Repeat only the lines below that run from the line with "Write a web" to the line with "const shortRunEnd = 145;", ends included; skip every picture.

* _Records to process_:
--- BEGIN ---

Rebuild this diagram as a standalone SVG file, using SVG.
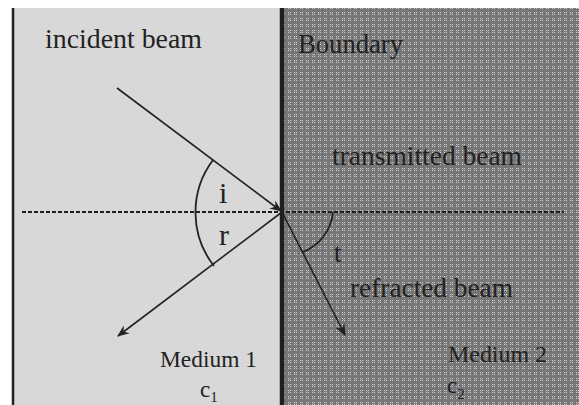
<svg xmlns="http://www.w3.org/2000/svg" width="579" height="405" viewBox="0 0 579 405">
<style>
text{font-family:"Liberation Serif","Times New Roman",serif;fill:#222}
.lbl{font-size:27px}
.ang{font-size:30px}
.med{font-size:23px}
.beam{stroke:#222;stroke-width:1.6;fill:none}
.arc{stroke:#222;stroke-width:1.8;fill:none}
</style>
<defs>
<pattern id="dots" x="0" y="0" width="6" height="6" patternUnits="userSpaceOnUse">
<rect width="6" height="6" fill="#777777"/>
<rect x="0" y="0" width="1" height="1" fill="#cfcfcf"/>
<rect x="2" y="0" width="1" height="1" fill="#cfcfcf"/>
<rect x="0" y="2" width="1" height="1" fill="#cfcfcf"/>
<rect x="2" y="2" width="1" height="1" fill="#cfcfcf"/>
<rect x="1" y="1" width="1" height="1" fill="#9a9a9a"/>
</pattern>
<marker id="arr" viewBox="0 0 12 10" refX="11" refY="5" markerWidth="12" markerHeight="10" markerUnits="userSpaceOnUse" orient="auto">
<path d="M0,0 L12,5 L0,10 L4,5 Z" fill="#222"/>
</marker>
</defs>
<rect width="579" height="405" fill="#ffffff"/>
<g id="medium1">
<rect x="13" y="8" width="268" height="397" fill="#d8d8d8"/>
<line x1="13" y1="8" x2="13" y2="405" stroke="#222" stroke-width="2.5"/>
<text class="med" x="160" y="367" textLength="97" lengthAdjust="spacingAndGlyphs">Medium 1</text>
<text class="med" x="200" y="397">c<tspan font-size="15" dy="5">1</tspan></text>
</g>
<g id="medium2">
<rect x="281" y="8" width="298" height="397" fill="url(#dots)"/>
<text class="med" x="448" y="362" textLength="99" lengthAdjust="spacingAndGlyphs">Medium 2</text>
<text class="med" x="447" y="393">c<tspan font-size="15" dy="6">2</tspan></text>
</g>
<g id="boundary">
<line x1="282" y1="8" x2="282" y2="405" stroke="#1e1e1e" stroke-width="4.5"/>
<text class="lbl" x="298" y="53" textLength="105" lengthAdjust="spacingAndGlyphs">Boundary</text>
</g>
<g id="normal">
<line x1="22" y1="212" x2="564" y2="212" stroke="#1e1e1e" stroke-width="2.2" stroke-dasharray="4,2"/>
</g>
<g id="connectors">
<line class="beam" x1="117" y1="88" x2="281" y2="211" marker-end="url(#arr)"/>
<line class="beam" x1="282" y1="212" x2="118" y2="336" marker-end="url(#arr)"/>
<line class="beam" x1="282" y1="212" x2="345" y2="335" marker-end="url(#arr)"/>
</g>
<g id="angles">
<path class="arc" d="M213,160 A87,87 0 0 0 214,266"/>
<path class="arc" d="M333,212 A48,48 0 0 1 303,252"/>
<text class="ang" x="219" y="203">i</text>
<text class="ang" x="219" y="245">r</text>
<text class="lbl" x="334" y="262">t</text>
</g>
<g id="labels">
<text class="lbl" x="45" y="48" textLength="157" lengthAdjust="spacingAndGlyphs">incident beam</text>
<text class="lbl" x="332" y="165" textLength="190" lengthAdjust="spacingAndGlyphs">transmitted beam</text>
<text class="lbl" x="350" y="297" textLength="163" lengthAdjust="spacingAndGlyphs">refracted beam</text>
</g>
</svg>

--- END ---
--- BEGIN ---

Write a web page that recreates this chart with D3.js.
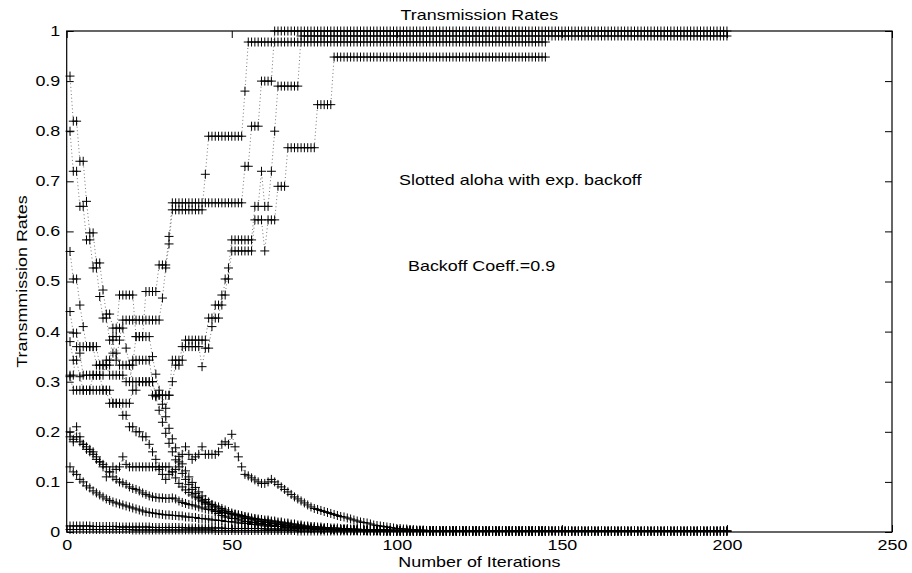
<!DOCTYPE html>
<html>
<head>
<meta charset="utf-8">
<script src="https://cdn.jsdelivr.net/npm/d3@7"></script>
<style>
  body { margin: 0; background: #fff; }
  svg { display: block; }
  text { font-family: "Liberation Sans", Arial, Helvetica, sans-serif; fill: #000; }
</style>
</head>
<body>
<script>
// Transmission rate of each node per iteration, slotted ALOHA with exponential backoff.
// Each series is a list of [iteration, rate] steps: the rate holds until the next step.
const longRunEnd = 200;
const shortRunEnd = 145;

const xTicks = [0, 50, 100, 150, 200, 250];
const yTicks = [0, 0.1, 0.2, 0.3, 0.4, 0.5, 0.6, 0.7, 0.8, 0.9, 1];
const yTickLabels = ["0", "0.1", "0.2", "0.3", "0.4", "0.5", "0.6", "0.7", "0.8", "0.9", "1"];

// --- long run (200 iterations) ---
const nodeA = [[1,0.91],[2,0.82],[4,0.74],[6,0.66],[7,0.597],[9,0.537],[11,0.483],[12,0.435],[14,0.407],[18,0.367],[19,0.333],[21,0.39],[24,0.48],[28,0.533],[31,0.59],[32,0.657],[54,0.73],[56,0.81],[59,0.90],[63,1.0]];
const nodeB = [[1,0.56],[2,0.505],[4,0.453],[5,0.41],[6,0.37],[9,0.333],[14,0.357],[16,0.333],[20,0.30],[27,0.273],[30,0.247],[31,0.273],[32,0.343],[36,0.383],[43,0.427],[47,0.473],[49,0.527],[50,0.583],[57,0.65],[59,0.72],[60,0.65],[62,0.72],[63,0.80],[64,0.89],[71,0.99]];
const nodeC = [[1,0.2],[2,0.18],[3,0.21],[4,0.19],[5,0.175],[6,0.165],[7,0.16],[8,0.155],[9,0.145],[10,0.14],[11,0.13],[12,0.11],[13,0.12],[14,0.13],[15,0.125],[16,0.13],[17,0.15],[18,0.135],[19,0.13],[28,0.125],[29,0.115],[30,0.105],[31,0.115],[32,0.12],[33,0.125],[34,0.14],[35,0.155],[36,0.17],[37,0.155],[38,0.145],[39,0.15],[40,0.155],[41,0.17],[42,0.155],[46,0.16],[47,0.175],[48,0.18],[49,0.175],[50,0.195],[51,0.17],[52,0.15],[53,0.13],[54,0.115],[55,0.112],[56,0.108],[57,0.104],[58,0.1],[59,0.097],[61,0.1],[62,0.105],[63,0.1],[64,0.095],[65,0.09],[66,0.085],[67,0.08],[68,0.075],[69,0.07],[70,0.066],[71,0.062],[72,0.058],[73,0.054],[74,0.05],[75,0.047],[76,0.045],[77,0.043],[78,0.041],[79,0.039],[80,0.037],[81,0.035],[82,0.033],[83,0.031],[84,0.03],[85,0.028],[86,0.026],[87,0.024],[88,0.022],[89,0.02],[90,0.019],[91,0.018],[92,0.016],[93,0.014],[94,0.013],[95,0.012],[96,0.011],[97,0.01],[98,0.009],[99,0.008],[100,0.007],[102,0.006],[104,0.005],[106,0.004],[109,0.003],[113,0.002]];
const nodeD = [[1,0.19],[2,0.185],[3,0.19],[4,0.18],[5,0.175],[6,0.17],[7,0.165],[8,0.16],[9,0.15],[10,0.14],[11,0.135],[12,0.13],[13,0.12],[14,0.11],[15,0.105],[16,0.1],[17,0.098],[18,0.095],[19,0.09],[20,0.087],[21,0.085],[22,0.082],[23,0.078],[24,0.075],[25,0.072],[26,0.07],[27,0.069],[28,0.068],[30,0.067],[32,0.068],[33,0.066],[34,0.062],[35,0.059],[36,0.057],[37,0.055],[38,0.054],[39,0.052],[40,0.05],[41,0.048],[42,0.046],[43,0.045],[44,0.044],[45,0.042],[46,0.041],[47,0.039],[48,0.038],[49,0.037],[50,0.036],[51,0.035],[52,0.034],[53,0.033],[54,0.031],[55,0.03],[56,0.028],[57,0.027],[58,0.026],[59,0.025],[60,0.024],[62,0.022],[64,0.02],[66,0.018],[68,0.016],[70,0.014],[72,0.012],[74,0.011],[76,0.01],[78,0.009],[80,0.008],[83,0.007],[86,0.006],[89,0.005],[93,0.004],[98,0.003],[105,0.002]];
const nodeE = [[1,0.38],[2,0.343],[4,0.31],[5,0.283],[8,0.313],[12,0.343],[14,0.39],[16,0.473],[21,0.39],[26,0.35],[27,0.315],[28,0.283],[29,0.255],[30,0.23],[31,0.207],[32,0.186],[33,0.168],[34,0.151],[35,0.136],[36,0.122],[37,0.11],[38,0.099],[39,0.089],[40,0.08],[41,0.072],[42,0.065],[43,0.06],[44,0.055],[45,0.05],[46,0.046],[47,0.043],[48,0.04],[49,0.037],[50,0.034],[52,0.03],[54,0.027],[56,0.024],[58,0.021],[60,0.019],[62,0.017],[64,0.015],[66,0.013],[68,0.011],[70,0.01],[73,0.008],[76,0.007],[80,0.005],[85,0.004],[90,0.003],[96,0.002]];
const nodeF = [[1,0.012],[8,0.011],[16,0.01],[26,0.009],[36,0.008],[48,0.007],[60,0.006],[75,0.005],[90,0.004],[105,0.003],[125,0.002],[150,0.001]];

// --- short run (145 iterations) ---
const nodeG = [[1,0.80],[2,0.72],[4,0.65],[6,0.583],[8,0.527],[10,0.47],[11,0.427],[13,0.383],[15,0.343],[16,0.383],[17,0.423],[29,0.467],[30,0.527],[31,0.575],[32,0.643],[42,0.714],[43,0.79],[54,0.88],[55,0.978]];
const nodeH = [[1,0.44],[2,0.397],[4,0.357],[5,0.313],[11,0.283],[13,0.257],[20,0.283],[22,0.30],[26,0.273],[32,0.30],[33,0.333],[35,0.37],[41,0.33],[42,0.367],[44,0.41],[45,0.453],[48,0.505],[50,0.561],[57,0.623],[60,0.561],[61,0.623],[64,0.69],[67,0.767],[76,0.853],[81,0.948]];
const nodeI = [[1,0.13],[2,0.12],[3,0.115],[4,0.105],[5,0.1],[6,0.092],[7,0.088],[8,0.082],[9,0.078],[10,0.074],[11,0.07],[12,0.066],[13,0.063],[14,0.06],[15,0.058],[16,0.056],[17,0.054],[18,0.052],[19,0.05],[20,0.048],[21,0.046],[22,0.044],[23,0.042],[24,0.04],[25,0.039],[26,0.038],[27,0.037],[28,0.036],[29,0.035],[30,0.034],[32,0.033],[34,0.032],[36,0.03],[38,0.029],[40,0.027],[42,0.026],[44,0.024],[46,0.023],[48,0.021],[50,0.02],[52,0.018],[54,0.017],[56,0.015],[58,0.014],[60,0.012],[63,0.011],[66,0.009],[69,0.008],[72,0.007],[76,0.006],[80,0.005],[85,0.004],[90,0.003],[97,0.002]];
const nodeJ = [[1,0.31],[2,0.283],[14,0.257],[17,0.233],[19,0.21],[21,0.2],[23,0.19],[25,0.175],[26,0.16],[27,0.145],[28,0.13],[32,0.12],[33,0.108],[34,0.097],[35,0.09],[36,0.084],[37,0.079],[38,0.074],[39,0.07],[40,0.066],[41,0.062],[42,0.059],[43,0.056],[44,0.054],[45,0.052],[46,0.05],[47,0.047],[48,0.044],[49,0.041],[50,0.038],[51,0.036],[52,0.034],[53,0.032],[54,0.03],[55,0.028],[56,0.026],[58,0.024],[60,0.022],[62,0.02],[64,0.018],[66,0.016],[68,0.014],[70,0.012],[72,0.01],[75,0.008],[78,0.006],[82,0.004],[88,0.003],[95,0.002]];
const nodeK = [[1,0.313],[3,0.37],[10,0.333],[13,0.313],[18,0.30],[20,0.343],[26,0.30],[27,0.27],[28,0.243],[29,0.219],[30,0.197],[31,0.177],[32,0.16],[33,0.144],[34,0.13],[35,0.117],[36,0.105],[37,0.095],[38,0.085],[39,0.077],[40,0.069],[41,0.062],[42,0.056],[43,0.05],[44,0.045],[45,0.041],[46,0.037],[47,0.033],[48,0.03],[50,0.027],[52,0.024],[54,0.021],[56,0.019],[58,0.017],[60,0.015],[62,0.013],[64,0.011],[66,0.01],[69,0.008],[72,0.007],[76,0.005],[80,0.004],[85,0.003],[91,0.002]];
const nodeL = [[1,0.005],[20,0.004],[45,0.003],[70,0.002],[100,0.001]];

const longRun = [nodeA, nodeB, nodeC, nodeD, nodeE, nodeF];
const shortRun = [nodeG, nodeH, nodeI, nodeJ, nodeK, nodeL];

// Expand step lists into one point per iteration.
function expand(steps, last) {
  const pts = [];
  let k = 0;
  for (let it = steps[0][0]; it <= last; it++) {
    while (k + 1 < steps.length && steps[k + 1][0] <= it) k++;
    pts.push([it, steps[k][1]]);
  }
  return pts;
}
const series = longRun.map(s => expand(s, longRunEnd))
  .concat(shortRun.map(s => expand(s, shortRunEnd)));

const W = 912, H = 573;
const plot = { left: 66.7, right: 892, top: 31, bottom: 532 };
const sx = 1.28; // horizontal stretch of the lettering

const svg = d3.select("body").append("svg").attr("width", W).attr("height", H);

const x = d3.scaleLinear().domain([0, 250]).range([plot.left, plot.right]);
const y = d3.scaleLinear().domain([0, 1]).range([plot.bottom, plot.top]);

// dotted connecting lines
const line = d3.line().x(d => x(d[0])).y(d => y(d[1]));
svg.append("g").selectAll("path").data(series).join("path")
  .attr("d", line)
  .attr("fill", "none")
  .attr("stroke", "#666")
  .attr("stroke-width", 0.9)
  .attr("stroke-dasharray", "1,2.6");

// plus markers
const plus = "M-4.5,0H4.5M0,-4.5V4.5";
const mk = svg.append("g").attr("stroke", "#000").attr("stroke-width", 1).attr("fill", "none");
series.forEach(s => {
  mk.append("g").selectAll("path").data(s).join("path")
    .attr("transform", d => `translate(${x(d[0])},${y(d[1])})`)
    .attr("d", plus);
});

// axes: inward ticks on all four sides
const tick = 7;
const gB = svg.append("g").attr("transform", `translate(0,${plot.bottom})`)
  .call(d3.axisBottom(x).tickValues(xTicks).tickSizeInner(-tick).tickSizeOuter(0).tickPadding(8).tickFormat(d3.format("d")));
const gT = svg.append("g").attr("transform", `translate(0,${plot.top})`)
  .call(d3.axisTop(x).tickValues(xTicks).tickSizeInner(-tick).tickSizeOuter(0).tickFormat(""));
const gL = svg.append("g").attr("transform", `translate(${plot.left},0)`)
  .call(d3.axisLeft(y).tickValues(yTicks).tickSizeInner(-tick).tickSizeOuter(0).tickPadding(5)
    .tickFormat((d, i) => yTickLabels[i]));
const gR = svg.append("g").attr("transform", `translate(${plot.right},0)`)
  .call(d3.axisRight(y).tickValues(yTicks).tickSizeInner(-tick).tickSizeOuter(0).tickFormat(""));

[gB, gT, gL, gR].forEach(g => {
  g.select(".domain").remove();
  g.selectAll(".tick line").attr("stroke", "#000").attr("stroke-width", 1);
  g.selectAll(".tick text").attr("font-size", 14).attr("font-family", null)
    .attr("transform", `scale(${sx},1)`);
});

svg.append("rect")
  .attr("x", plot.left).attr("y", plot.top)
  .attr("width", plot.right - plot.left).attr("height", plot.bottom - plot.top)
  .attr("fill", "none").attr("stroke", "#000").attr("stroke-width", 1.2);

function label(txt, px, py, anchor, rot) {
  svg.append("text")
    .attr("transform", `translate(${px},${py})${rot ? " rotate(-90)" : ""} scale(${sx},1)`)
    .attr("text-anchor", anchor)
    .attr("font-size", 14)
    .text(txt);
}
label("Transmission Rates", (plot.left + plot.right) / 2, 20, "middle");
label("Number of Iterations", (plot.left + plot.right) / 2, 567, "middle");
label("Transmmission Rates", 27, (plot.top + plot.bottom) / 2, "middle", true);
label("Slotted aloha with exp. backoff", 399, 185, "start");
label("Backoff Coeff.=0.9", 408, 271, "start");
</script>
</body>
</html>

--- END ---

* _Result of this exercise_:
Write a web page that recreates this chart with D3.js.
<!DOCTYPE html>
<html>
<head>
<meta charset="utf-8">
<script src="https://cdn.jsdelivr.net/npm/d3@7"></script>
<style>
  body { margin: 0; background: #fff; }
  svg { display: block; }
  text { font-family: "Liberation Sans", Arial, Helvetica, sans-serif; fill: #000; }
</style>
</head>
<body>
<script>
// Transmission rate of each node per iteration, slotted ALOHA with exponential backoff.
// Each series is a list of [iteration, rate] steps: the rate holds until the next step.
const longRunEnd = 200;
const shortRunEnd = 145;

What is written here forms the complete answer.